• _Data provided_
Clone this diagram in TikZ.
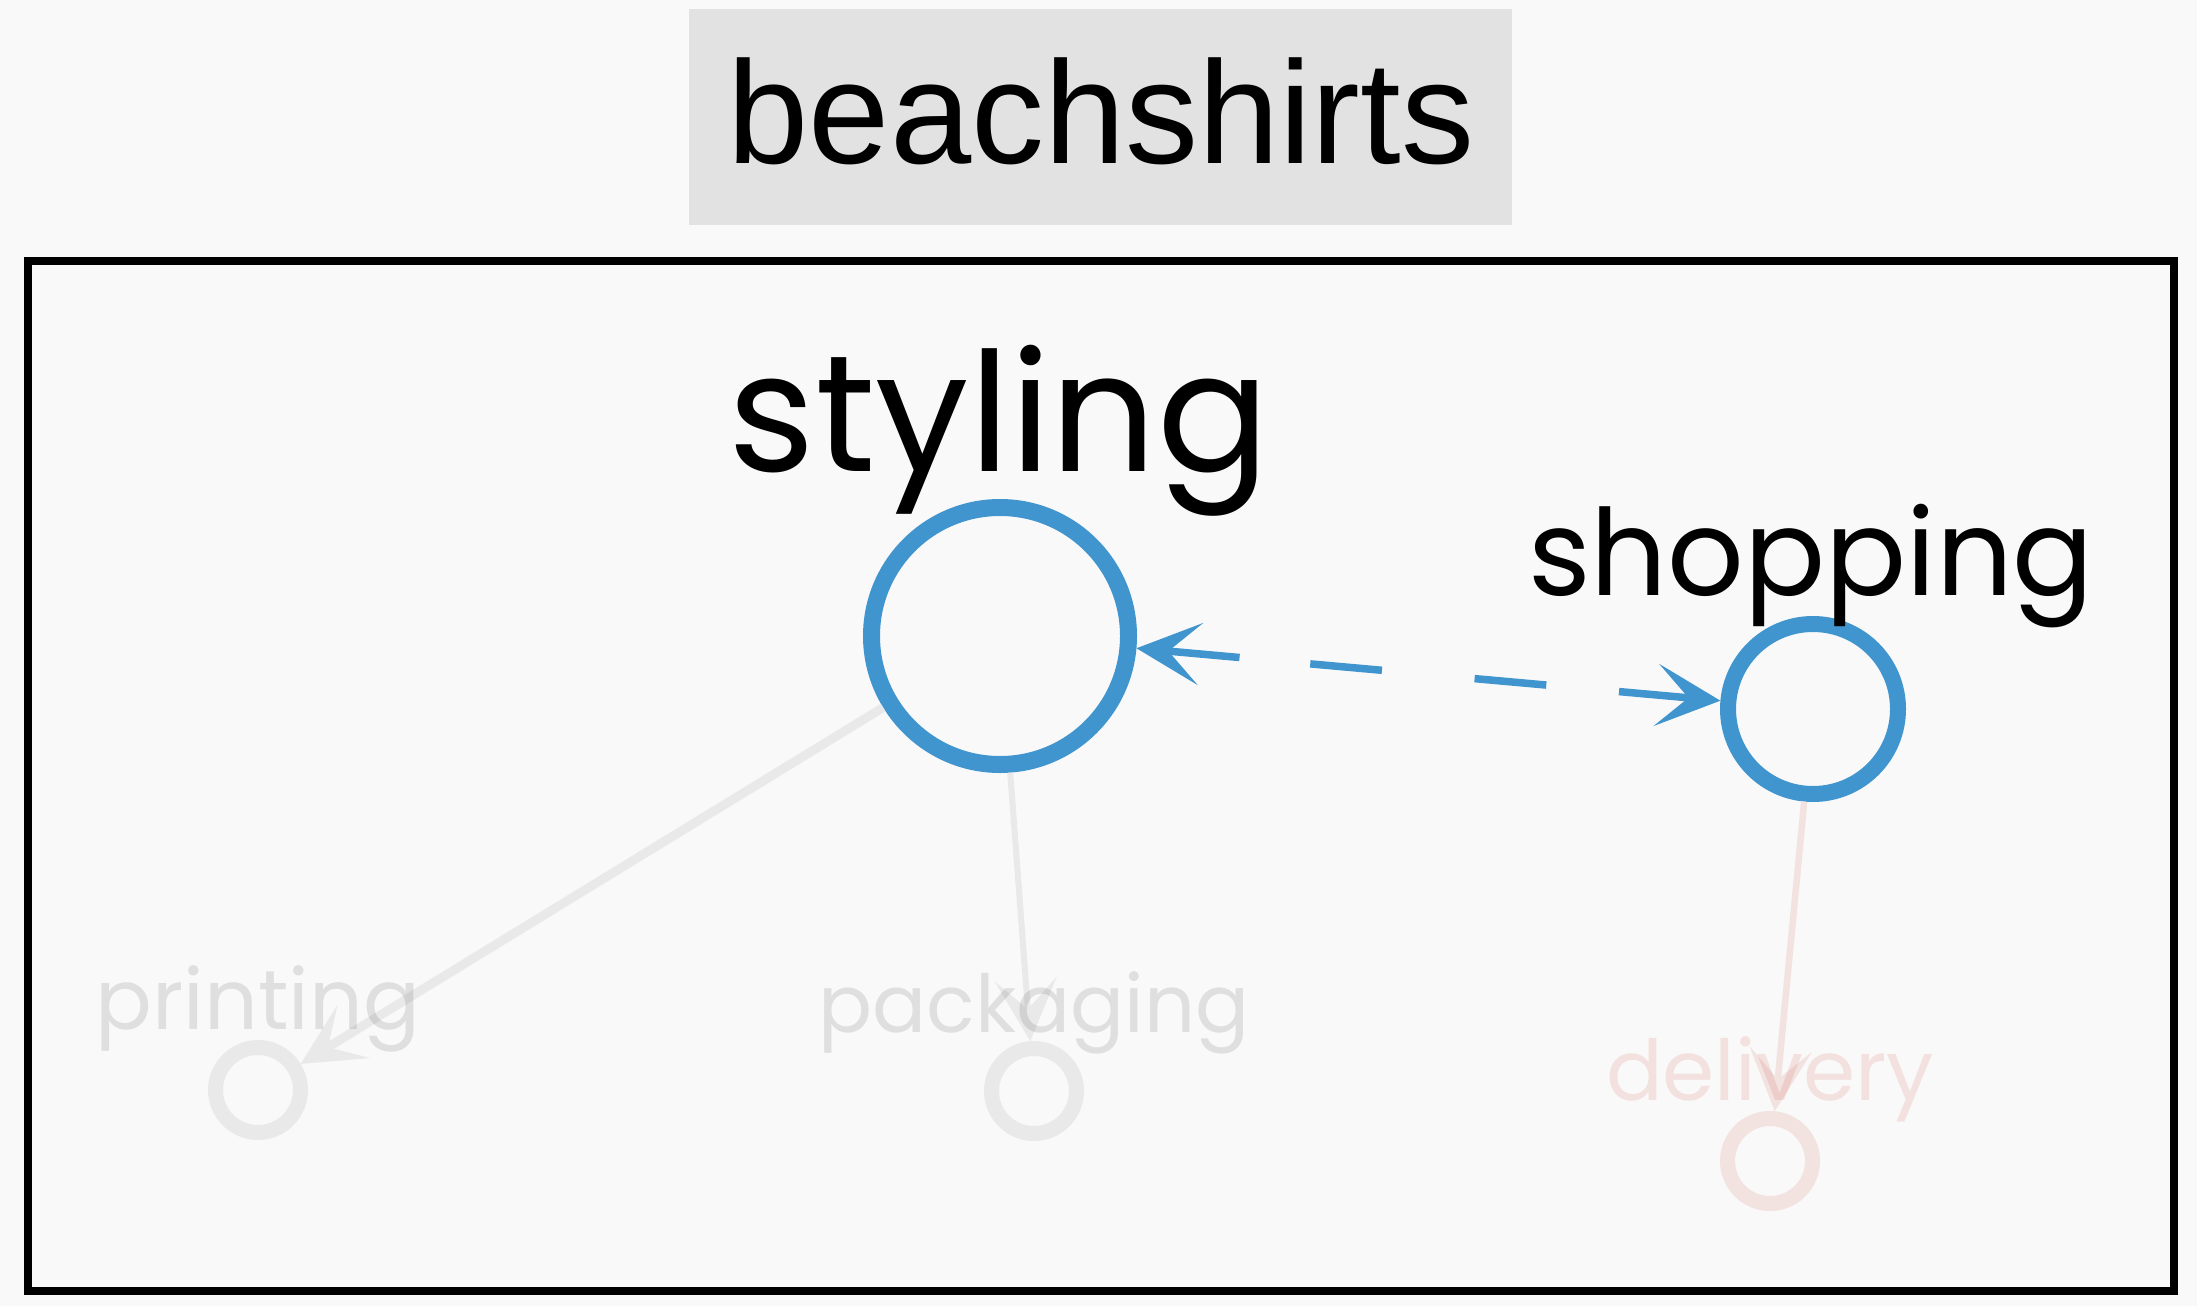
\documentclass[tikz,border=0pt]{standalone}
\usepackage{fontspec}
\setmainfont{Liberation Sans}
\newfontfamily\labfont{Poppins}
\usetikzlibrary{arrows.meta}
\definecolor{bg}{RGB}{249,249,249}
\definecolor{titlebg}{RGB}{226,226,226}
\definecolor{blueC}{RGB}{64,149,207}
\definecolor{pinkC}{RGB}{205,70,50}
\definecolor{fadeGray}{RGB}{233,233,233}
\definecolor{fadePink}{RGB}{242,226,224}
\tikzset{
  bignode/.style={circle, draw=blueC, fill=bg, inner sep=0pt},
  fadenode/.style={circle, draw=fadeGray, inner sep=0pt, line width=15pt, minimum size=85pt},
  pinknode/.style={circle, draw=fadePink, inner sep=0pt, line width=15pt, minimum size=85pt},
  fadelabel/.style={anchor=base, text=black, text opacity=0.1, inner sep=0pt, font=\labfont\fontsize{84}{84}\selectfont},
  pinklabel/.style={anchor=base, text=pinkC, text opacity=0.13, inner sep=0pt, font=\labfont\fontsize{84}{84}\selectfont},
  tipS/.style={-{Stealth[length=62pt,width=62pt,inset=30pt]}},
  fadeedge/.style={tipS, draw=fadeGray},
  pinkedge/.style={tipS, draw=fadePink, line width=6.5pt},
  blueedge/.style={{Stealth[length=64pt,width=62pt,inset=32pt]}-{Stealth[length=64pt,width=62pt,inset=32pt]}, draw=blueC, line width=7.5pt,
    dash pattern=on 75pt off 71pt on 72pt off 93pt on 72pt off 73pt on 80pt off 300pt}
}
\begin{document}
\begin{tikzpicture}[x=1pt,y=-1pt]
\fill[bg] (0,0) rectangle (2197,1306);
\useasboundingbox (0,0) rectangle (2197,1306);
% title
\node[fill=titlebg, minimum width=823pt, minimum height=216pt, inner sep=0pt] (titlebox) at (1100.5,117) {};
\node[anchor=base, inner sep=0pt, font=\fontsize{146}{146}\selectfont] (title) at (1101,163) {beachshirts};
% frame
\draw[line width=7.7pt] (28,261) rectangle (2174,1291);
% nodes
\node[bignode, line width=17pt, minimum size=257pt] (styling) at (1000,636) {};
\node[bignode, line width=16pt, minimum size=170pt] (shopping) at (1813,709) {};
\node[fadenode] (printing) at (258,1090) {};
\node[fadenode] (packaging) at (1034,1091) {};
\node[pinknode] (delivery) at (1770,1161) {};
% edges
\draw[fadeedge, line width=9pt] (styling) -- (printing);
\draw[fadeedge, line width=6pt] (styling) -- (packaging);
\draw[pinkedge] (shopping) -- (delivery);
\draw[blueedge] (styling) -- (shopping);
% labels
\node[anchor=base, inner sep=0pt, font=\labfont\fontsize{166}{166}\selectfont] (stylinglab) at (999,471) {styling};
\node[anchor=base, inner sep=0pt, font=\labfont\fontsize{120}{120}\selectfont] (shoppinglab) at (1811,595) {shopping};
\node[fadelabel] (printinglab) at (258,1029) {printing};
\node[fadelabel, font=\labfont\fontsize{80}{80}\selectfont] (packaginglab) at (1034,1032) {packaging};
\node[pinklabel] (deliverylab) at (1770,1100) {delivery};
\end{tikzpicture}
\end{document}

• _Short problem_
Print the complete listing exactly as it stands, without its pictures.

• _Result for this task_
Clone this diagram in TikZ.
\documentclass[tikz,border=0pt]{standalone}
\usepackage{fontspec}
\setmainfont{Liberation Sans}
\newfontfamily\labfont{Poppins}
\usetikzlibrary{arrows.meta}
\definecolor{bg}{RGB}{249,249,249}
\definecolor{titlebg}{RGB}{226,226,226}
\definecolor{blueC}{RGB}{64,149,207}
\definecolor{pinkC}{RGB}{205,70,50}
\definecolor{fadeGray}{RGB}{233,233,233}
\definecolor{fadePink}{RGB}{242,226,224}
\tikzset{
  bignode/.style={circle, draw=blueC, fill=bg, inner sep=0pt},
  fadenode/.style={circle, draw=fadeGray, inner sep=0pt, line width=15pt, minimum size=85pt},
  pinknode/.style={circle, draw=fadePink, inner sep=0pt, line width=15pt, minimum size=85pt},
  fadelabel/.style={anchor=base, text=black, text opacity=0.1, inner sep=0pt, font=\labfont\fontsize{84}{84}\selectfont},
  pinklabel/.style={anchor=base, text=pinkC, text opacity=0.13, inner sep=0pt, font=\labfont\fontsize{84}{84}\selectfont},
  tipS/.style={-{Stealth[length=62pt,width=62pt,inset=30pt]}},
  fadeedge/.style={tipS, draw=fadeGray},
  pinkedge/.style={tipS, draw=fadePink, line width=6.5pt},
  blueedge/.style={{Stealth[length=64pt,width=62pt,inset=32pt]}-{Stealth[length=64pt,width=62pt,inset=32pt]}, draw=blueC, line width=7.5pt,
    dash pattern=on 75pt off 71pt on 72pt off 93pt on 72pt off 73pt on 80pt off 300pt}
}
\begin{document}
\begin{tikzpicture}[x=1pt,y=-1pt]
\fill[bg] (0,0) rectangle (2197,1306);
\useasboundingbox (0,0) rectangle (2197,1306);
% title
\node[fill=titlebg, minimum width=823pt, minimum height=216pt, inner sep=0pt] (titlebox) at (1100.5,117) {};
\node[anchor=base, inner sep=0pt, font=\fontsize{146}{146}\selectfont] (title) at (1101,163) {beachshirts};
% frame
\draw[line width=7.7pt] (28,261) rectangle (2174,1291);
% nodes
\node[bignode, line width=17pt, minimum size=257pt] (styling) at (1000,636) {};
\node[bignode, line width=16pt, minimum size=170pt] (shopping) at (1813,709) {};
\node[fadenode] (printing) at (258,1090) {};
\node[fadenode] (packaging) at (1034,1091) {};
\node[pinknode] (delivery) at (1770,1161) {};
% edges
\draw[fadeedge, line width=9pt] (styling) -- (printing);
\draw[fadeedge, line width=6pt] (styling) -- (packaging);
\draw[pinkedge] (shopping) -- (delivery);
\draw[blueedge] (styling) -- (shopping);
% labels
\node[anchor=base, inner sep=0pt, font=\labfont\fontsize{166}{166}\selectfont] (stylinglab) at (999,471) {styling};
\node[anchor=base, inner sep=0pt, font=\labfont\fontsize{120}{120}\selectfont] (shoppinglab) at (1811,595) {shopping};
\node[fadelabel] (printinglab) at (258,1029) {printing};
\node[fadelabel, font=\labfont\fontsize{80}{80}\selectfont] (packaginglab) at (1034,1032) {packaging};
\node[pinklabel] (deliverylab) at (1770,1100) {delivery};
\end{tikzpicture}
\end{document}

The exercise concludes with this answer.